Secondly, the wars rested on faith in the West’s ability to carry out regime change that would transform the region as the West willed it, with little thought about how to treat with the old order who stood to lose, whether overthrown Taliban, liquidated Ba’athists and beleaguered Sunni Iraqis, or the West’s newfound partners, such as predatory warlords. Overseeing the creation of strong governments in broken countries, it was assumed, was primarily a technical and developmental affair, requiring technocratic expertise and investment, when it was primarily a political problem of conflicting interests.
Foreign elites often don’t want what well-intentioned occupiers want, and govern in ways that fuel insurgency and undermine institutions, leaving locals reluctant to defend the corrupt order. Further, policymakers assumed the wider world was attracted to the power and benefits of western dominance, and would not offer up brutal pushback. Invasion opened up new fronts for international terrorism, aided by neighbouring states from Syria and Iran to Pakistan. Saddam or the Taliban were monsters, but so too is war.

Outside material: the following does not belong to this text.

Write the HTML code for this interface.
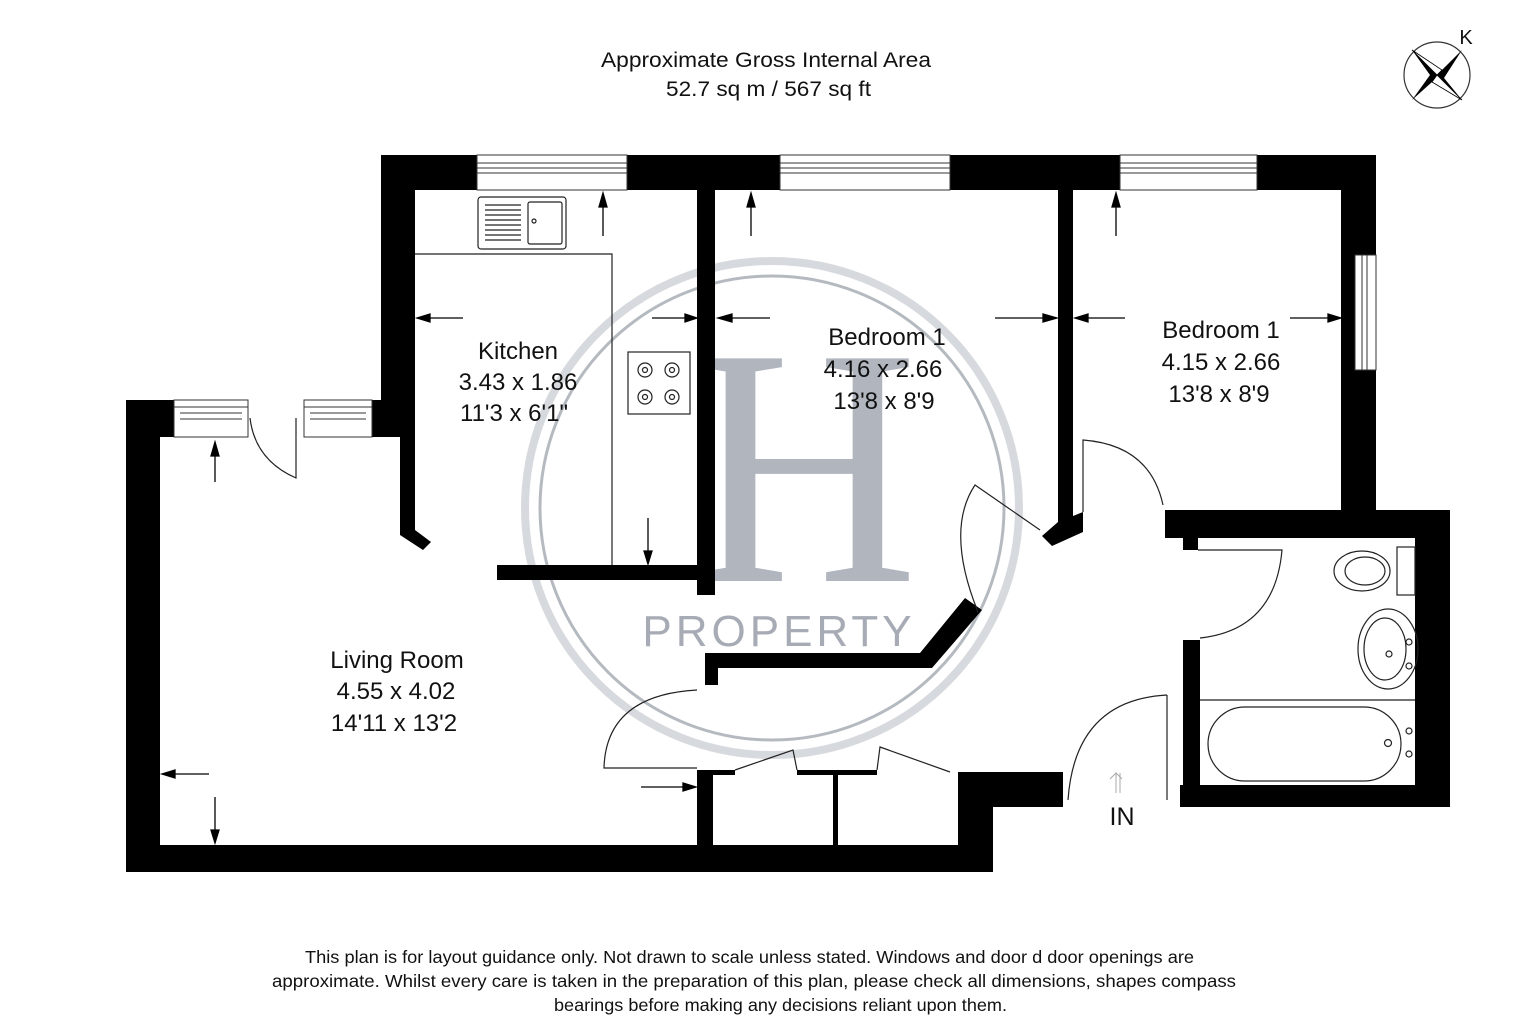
<!DOCTYPE html>
<html><head><meta charset="utf-8"><style>
html,body{margin:0;padding:0;background:#fff;}
svg{display:block;}
text{font-family:"Liberation Sans",Arial,sans-serif;fill:#111;}
</style></head><body>
<svg width="1536" height="1024" viewBox="0 0 1536 1024" xmlns="http://www.w3.org/2000/svg">
<rect width="1536" height="1024" fill="#fff"/>

<!-- watermark -->
<g opacity="0.9">
<ellipse cx="772" cy="508" rx="247" ry="247" fill="none" stroke="#d2d5da" stroke-width="8"/>
<ellipse cx="772" cy="508" rx="232" ry="232" fill="none" stroke="#aeb3bb" stroke-width="3"/>
<text x="690" y="581" font-size="340" textLength="228" lengthAdjust="spacingAndGlyphs" style="fill:#a9aeb7;font-family:'Liberation Serif',serif">H</text>
<text x="779" y="646" font-size="44" text-anchor="middle" style="fill:#9ea3ad;letter-spacing:4px">PROPERTY</text>
</g>

<g fill="#000">
<rect x="381" y="155" width="995" height="35"/>
<rect x="381" y="155" width="34" height="245"/>
<rect x="372" y="400" width="43" height="37"/>
<rect x="400" y="437" width="15" height="98"/>
<polygon points="400,535 415,530 431,542 423,550"/>
<rect x="126" y="400" width="34" height="472"/>
<rect x="126" y="400" width="48" height="37"/>
<rect x="126" y="845" width="867" height="27"/>
<rect x="497" y="565" width="215" height="15"/>
<rect x="697" y="190" width="18" height="405"/>
<rect x="1058" y="190" width="15" height="340"/>
<polygon points="1058,522 1083,512 1083,532 1052,546 1042,536"/>
<rect x="1341" y="155" width="35" height="370"/>
<rect x="1165" y="510" width="285" height="28"/>
<rect x="1183" y="538" width="15" height="12"/>
<rect x="1415" y="510" width="35" height="297"/>
<rect x="1180" y="785" width="270" height="22"/>
<rect x="1183" y="640" width="17" height="167"/>
<rect x="993" y="772" width="70" height="35"/>
<rect x="958" y="772" width="35" height="100"/>
<rect x="697" y="770" width="16" height="102"/>
<rect x="713" y="770" width="22" height="5"/>
<rect x="797" y="770" width="80" height="5"/>
<rect x="833" y="772" width="5" height="73"/>
<polygon points="705,653 920,653 965,598 982,610 932,668 718,668 718,685 705,685"/>
</g>

<g fill="#fff" stroke="#333" stroke-width="1">
<rect x="477" y="155" width="150" height="35"/><line x1="477" y1="163" x2="627" y2="163"/><line x1="477" y1="168" x2="627" y2="168"/><line x1="477" y1="173" x2="627" y2="173"/>
<rect x="780" y="155" width="170" height="35"/><line x1="780" y1="163" x2="950" y2="163"/><line x1="780" y1="168" x2="950" y2="168"/><line x1="780" y1="173" x2="950" y2="173"/>
<rect x="1120" y="155" width="137" height="35"/><line x1="1120" y1="163" x2="1257" y2="163"/><line x1="1120" y1="168" x2="1257" y2="168"/><line x1="1120" y1="173" x2="1257" y2="173"/>
<rect x="1355" y="255" width="21" height="115"/><line x1="1362" y1="255" x2="1362" y2="370"/><line x1="1367" y1="255" x2="1367" y2="370"/>
<rect x="174" y="400" width="74" height="37"/><line x1="174" y1="407" x2="248" y2="407"/><line x1="180" y1="413" x2="242" y2="413"/><line x1="180" y1="419" x2="242" y2="419"/>
<rect x="304" y="400" width="68" height="37"/><line x1="304" y1="407" x2="372" y2="407"/><line x1="310" y1="413" x2="366" y2="413"/><line x1="310" y1="419" x2="366" y2="419"/>
</g>

<g fill="none" stroke="#222" stroke-width="1.2">
<path d="M250,418 Q255,460 296,478 L296,418"/>
<path d="M1040,530 L975,485 Q945,530 978,612"/>
<path d="M1083,512 L1083,440 Q1150,445 1163,505"/>
<path d="M1198,550 L1282,550 Q1275,630 1200,638"/>
<path d="M1167,695 L1167,800 M1167,695 Q1075,700 1068,800"/>
<path d="M697,768 L604,768 Q606,695 697,690"/>
<path d="M735,770 L793,750 L797,770"/>
<path d="M877,770 L880,747 L950,772"/>
<path d="M415,254 L612,254 L612,565"/>
<rect x="478" y="197" width="88" height="52" rx="3"/>
<rect x="528" y="202" width="34" height="42" rx="2"/>
<path d="M485,205h36M485,210h36M485,215h36M485,220h36M485,225h36M485,230h36M485,235h36M485,240h36"/>
<circle cx="534" cy="221" r="2"/>
<rect x="628" y="352" width="62" height="62"/>
<circle cx="645" cy="370" r="7"/><circle cx="672" cy="370" r="7"/><circle cx="645" cy="397" r="7"/><circle cx="672" cy="397" r="7"/>
<circle cx="645" cy="370" r="2.5"/><circle cx="672" cy="370" r="2.5"/><circle cx="645" cy="397" r="2.5"/><circle cx="672" cy="397" r="2.5"/>
<rect x="1397" y="547" width="18" height="48"/>
<ellipse cx="1362" cy="571" rx="28" ry="20"/><ellipse cx="1365" cy="571" rx="20" ry="14"/>
<ellipse cx="1388" cy="649" rx="30" ry="40"/><ellipse cx="1385" cy="649" rx="21" ry="31"/>
<circle cx="1409" cy="642" r="3"/><circle cx="1409" cy="666" r="3"/><circle cx="1389" cy="654" r="3"/>
<line x1="1200" y1="700" x2="1415" y2="700"/>
<rect x="1208" y="707" width="193" height="74" rx="37"/>
<circle cx="1388" cy="743" r="3.5"/><circle cx="1409" cy="731" r="3"/><circle cx="1409" cy="754" r="3"/>
</g>

<g stroke="#000" stroke-width="1.3" fill="#000">
<line x1="603" y1="236" x2="603" y2="200"/><polygon points="599,207 607,207 603,193"/>
<line x1="751" y1="236" x2="751" y2="200"/><polygon points="747,207 755,207 751,193"/>
<line x1="1116" y1="236" x2="1116" y2="200"/><polygon points="1112,207 1120,207 1116,193"/>
<line x1="463" y1="318" x2="425" y2="318"/><polygon points="430,314 430,322 417,318"/>
<line x1="652" y1="318" x2="690" y2="318"/><polygon points="685,314 685,322 697,318"/>
<line x1="770" y1="318" x2="727" y2="318"/><polygon points="732,314 732,322 718,318"/>
<line x1="995" y1="318" x2="1048" y2="318"/><polygon points="1043,314 1043,322 1057,318"/>
<line x1="1125" y1="318" x2="1083" y2="318"/><polygon points="1088,314 1088,322 1075,318"/>
<line x1="1290" y1="318" x2="1333" y2="318"/><polygon points="1328,314 1328,322 1341,318"/>
<line x1="648" y1="518" x2="648" y2="558"/><polygon points="644,551 652,551 648,564"/>
<line x1="215" y1="482" x2="215" y2="450"/><polygon points="211,456 219,456 215,442"/>
<line x1="209" y1="774" x2="170" y2="774"/><polygon points="175,770 175,778 162,774"/>
<line x1="215" y1="797" x2="215" y2="836"/><polygon points="211,830 219,830 215,843"/>
<line x1="641" y1="787" x2="688" y2="787"/><polygon points="683,783 683,791 696,787"/>
</g>
<path d="M1116,793 L1116,773 L1110,779 M1116,773 L1122,779 M1120,793 L1120,773" stroke="#aaa" fill="none" stroke-width="1"/>

<g font-size="24" text-anchor="middle">
<text x="518" y="359">Kitchen</text><text x="518" y="390">3.43 x 1.86</text><text x="514" y="421">11'3 x 6'1"</text>
<text x="887" y="345">Bedroom 1</text><text x="883" y="377">4.16 x 2.66</text><text x="884" y="409">13'8 x 8'9</text>
<text x="1221" y="338">Bedroom 1</text><text x="1221" y="370">4.15 x 2.66</text><text x="1219" y="402">13'8 x 8'9</text>
<text x="397" y="668">Living Room</text><text x="396" y="699">4.55 x 4.02</text><text x="394" y="731">14'11 x 13'2</text>
<text x="1122" y="825" font-size="25">IN</text>
</g>
<text x="601" y="67" font-size="21" textLength="330" lengthAdjust="spacingAndGlyphs">Approximate Gross Internal Area</text>
<text x="666" y="96" font-size="21" textLength="205" lengthAdjust="spacingAndGlyphs">52.7 sq m / 567 sq ft</text>
<g font-size="17.5">
<text x="305" y="963" textLength="889" lengthAdjust="spacingAndGlyphs">This plan is for layout guidance only. Not drawn to  scale unless stated. Windows and door d door openings are</text>
<text x="272" y="987" textLength="964" lengthAdjust="spacingAndGlyphs">approximate. Whilst every care is taken in the preparation of this plan, please check all dimensions,  shapes compass</text>
<text x="554" y="1011" textLength="453" lengthAdjust="spacingAndGlyphs">bearings before making any decisions reliant upon them.</text>
</g>

<circle cx="1437" cy="75" r="33" fill="none" stroke="#333" stroke-width="1.2"/>
<polygon points="1412,50 1442,70 1462,50 1444,78 1462,100 1432,82 1412,100 1430,75" fill="#000"/>
<polygon points="1412,50 1442,70 1437,75" fill="#fff" stroke="#000" stroke-width="0.8"/>
<polygon points="1462,100 1432,82 1437,75" fill="#fff" stroke="#000" stroke-width="0.8"/>
<text x="1466" y="44" font-size="20" text-anchor="middle">K</text>
</svg>
</body></html>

Thirdly, there was a baseline assumption that war worked. Specifically, war with an elevated moral purpose. Somehow, conflict would simulataneously revolutionise and stabilise societies. The experience of success in the “unipolar moment”, in Gulf War One, the Balkans, East Timor, Sierra Leone, and before then in the Falklands, made some believe that force had a general utility not tied to context, judgement and circumstance, and that the main variable was political will and resolve.
The harsh truth is that sometimes wars fail not because they are betrayed, or mismanaged, or wrongly narrated or sequenced, but because in wildly complex conditions with unrealistic aims, they just don’t work.
As their projects collapse, the wars’ architects and supporters, who inflated second-order threats, overestimated western power and serially underestimated resistance, now pronounce as sage observers, rather than as participants complicit in misjudgement. Their own intervention has a clear purpose: to write their own complicity out of the story, and to define the bad end of wars they helped design, prosecute or support as only reflecting the wars’ termination, and not the preceding years of its conception and waging. In this respect, their intervention has triumphed.